October 9, 2012 12:00:00 AM PDT
The gloves are coming off in the battle over spending cuts in California. Governor Jerry Brown is asking voters to approve Proposition 30 to restore funding to schools. Supporters of Proposition 38 are now fighting back with a new attack ad.

Just Monday, Democrats begged the Proposition 38 campaign to avoid going negative, but those calls were ignored.

With Proposition 38 behind in the polls, wealthy civil rights attorney Molly Munger launched a new attack ad slamming competing tax measure Proposition 30 pushed by Governor Brown that also funds public education through an income tax hike.

The ad shows Brown's proposal may claim to fund schools, but the money will probably be raided through the back door by politicians.

Molly's brother, Charles Munger, is also funding a separate multi-million dollar anti-Prop. 30 campaign.

Brown's campaign staff did not want this to happen. In fact, pro-Prop. 30 ads have thus far stayed positive.

"I think what the Mungers have done is taken their eye off the ball," said Mike Roth, Yes on Proposition 30. "This is no longer obviously about students and our future and funding our schools. This is about winning to them."

Munger's campaign did not return repeated calls and emails, but in the past the campaign has said her proposal to raise the income tax on a sliding scale is better. Molly Munger has invested $31 million of her own money so far to get voters to agree.

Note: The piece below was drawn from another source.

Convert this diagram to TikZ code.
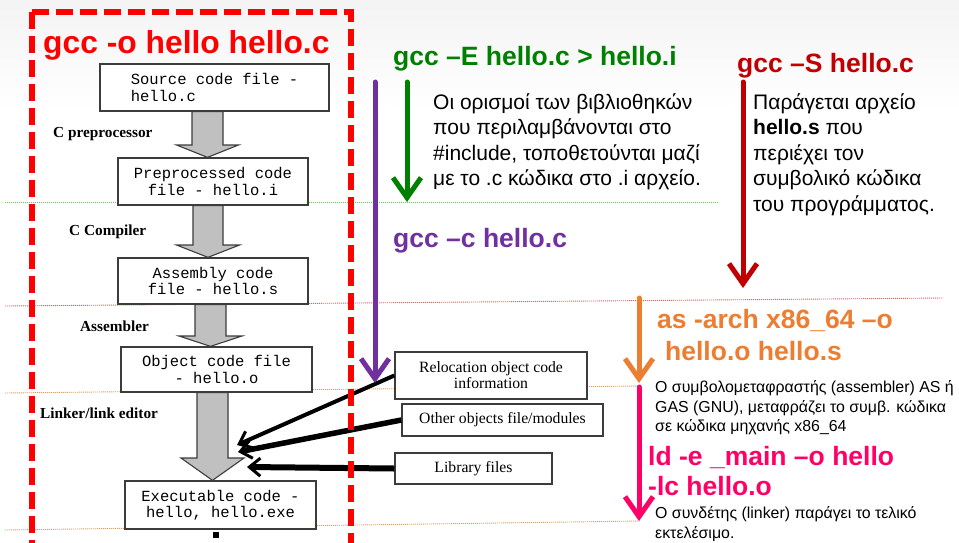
\documentclass[tikz,border=0pt]{standalone}
\usepackage{fontspec}
\setmainfont{Liberation Sans}
\newfontfamily\serifont{Liberation Serif}
\setmonofont{Liberation Mono}
\usetikzlibrary{arrows.meta,calc}
\definecolor{cred}{RGB}{255,0,0}
\definecolor{cgreen}{RGB}{0,128,0}
\definecolor{cpurple}{RGB}{112,48,160}
\definecolor{cdred}{RGB}{192,0,0}
\definecolor{corange}{RGB}{237,125,49}
\definecolor{cpink}{RGB}{255,0,102}
\definecolor{boxline}{RGB}{60,60,60}
\definecolor{arrgray}{RGB}{192,192,192}
\definecolor{dotgreen}{RGB}{110,190,110}
\definecolor{dotred}{RGB}{240,90,90}
\definecolor{dotorange}{RGB}{240,150,90}
\newcommand\blockarr[6]{%
  \coordinate (tmpc) at (#3,#4);
  \draw[blockarrow] ($(#1.south -| tmpc)+(-#5,0)$) -- ($(#1.south -| tmpc)+(#5,0)$)
    -- ($(tmpc)+(#5,0)$) -- ($(tmpc)+(#6,0)$) -- (#2.north -| tmpc)
    -- ($(tmpc)+(-#6,0)$) -- ($(tmpc)+(-#5,0)$) -- cycle;}
\begin{document}
\begin{tikzpicture}[x=1pt,y=-1pt,
  cmd/.style={font=\fontsize{26.5}{30}\selectfont\bfseries, anchor=base west, inner sep=0},
  txtline/.style={font=\fontsize{21}{25}\selectfont, anchor=base west, inner sep=0},
  smallline/.style={font=\fontsize{15.9}{19}\selectfont, anchor=base west, inner sep=0},
  flowbox/.style={draw=boxline, line width=1.3pt, fill=white, align=center, inner sep=0,
     font=\ttfamily\fontsize{15.5}{16.5}\selectfont},
  refbox/.style={draw=boxline, line width=1.3pt, fill=white, align=center, inner sep=0,
     font=\serifont\fontsize{15.7}{16}\selectfont},
  stagelbl/.style={font=\serifont\bfseries\fontsize{15.3}{16}\selectfont, anchor=base west, inner sep=0},
  blockarrow/.style={draw=boxline, line width=1.1pt, fill=arrgray, line join=miter},
  dotline/.style={line width=0.9pt, dash pattern=on 1pt off 1pt},
  colarrow/.style={line width=5pt, -{Straight Barb[length=20pt,width=28pt]}, line cap=round, line join=round},
  blkarrow/.style={black, -{Straight Barb[length=11pt,width=18pt,line width=3pt]}}
]
\useasboundingbox (0,0) rectangle (959,542);
\clip (0,0) rectangle (959,542);
\fill[white] (0,0) rectangle (959,542);
\fill[top color=gray!9, bottom color=white] (0,0) rectangle (959,110);

% slide guide lines
\draw[dotline, dotgreen] (5,202) -- (718,202);
\draw[dotline, dotred] (5,306) -- (943,298);
\draw[dotline, dotorange] (5,393) -- (640,386);
\draw[dotline, dotorange] (5,530) -- (640,521);

% flow chart boxes
\node[flowbox, minimum width=229pt, minimum height=47pt, align=left] (b1) at (214.5,87.5) {Source code file -\\hello.c};
\node[flowbox, minimum width=190pt, minimum height=47pt] (b2) at (213,181.5) {Preprocessed code\\file - hello.i};
\node[flowbox, minimum width=190pt, minimum height=46pt] (b3) at (213,281) {Assembly code\\file - hello.s};
\node[flowbox, minimum width=191pt, minimum height=45pt] (b4) at (216.5,369.5) {Object code file\\- hello.o};
\node[flowbox, minimum width=191pt, minimum height=48pt] (b5) at (220.5,505) {Executable code -\\hello, hello.exe};

\blockarr{b1}{b2}{207.5}{145}{15.5}{31}
\blockarr{b2}{b3}{208}{245}{15}{31.5}
\blockarr{b3}{b4}{210.5}{336}{15.5}{31.5}
\blockarr{b4}{b5}{212.5}{458}{15.5}{31.5}

\node[stagelbl] (l1) at (53,137) {C preprocessor};
\node[stagelbl] (l2) at (69,235) {C Compiler};
\node[stagelbl] (l3) at (80,331) {Assembler};
\node[stagelbl] (l4) at (40,418) {Linker/link editor};

\fill[black] (213,532) rectangle (219,538);

% linker inputs
\node[refbox, minimum width=192pt, minimum height=47pt] (r1) at (491,375.5) {Relocation object code\\information};
\node[refbox, minimum width=201pt, minimum height=32pt] (r2) at (502.5,420) {Other objects file/modules};
\node[refbox, minimum width=157pt, minimum height=31pt] (r3) at (473.5,468.5) {Library files};

\coordinate (t1) at (237,445);
\coordinate (t2) at (238,452);
\coordinate (t3) at (247,467);
\draw[blkarrow, line width=4pt] (r1.west) -- (t1);
\draw[blkarrow, line width=5.5pt] (r2.west) -- (t2);
\draw[blkarrow, line width=6pt] (r3.west) -- (t3);

% red dashed frame
\draw[cred, line width=6pt, dash pattern=on 17pt off 7pt] (31.5,11.5) -- (31.5,560);
\draw[cred, line width=6pt, dash pattern=on 17pt off 7pt] (31.5,11.5) -- (350.5,11.5) -- (350.5,560);

% command texts
\node[cmd, font=\fontsize{31.8}{34}\selectfont\bfseries, text=cred] (c0) at (43,53) {gcc -o hello hello.c};
\node[cmd, text=cgreen] (c1) at (393,65) {gcc –E hello.c > hello.i};
\node[cmd, text=cdred] (c2) at (737,72) {gcc –S hello.c};
\node[cmd, text=cpurple] (c3) at (393,247) {gcc –c hello.c};
\node[cmd, text=corange] (c4a) at (657,328) {as -arch x86\_64 –o};
\node[cmd, text=corange] (c4b) at (665,360) {hello.o hello.s};
\node[cmd, text=cpink] (c5a) at (648,465) {ld -e \_main –o hello};
\node[cmd, text=cpink] (c5b) at (648,495) {-lc hello.o};

% colored arrows
\coordinate (pS) at (375,82);  \coordinate (pE) at (375,383);
\coordinate (gS) at (407,82);  \coordinate (gE) at (407,202);
\coordinate (dS) at (743,82);  \coordinate (dE) at (743,288);
\coordinate (oS) at (639,298); \coordinate (oE) at (639,383);
\coordinate (kS) at (639,387); \coordinate (kE) at (639,521);
\draw[colarrow, cpurple] (pS) -- (pE);
\draw[colarrow, cgreen] (gS) -- (gE);
\draw[colarrow, cdred] (dS) -- (dE);
\draw[colarrow, corange] (oS) -- (oE);
\draw[colarrow, cpink] (kS) -- (kE);

% descriptions
\node[txtline] (g1) at (433,109) {Οι ορισμοί των βιβλιοθηκών};
\node[txtline] (g2) at (433,134.5) {που περιλαμβάνονται στο};
\node[txtline] (g3) at (433,160) {\#include, τοποθετούνται μαζί};
\node[txtline] (g4) at (433,185) {με το .c κώδικα στο .i αρχείο.};

\node[txtline] (s1) at (753,109) {Παράγεται αρχείο};
\node[txtline] (s2) at (753,134.5) {\textbf{hello.s} που};
\node[txtline] (s3) at (753,160) {περιέχει τον};
\node[txtline] (s4) at (753,185.5) {συμβολικό κώδικα};
\node[txtline] (s5) at (753,211) {του προγράμματος.};

\node[smallline] (a1) at (655,392) {Ο συμβολομεταφραστής (assembler) AS ή};
\node[smallline] (a2) at (655,412) {GAS (GNU), μεταφράζει το συμβ. κώδικα};
\node[smallline] (a3) at (655,431) {σε κώδικα μηχανής x86\_64};

\node[smallline] (k1) at (655,518) {Ο συνδέτης (linker) παράγει το τελικό};
\node[smallline] (k2) at (655,538) {εκτελέσιμο.};
\end{tikzpicture}
\end{document}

"We think the governor doesn't have as good an idea this year as we do," said Molly Munger on February 6.

Brown's campaign did not want to reveal its next strategy, but typically in politics you can't let an negative ad go unanswered.

"What we have here is a civil war," said Steve Maviglio, a Democratic strategist not affiliated with either campaign. Maviglio says both initiatives want to help schools with more money, but may end up doing the opposite.

"At the end of the day, a negative ad really doesn't help either campaign," said Maviglio. "It usually brings both down. So that could mean neither of them pass, which is the worst-case scenario for our schools."

The stakes are definitely high. If both measures pass, the one with the most votes goes into effect.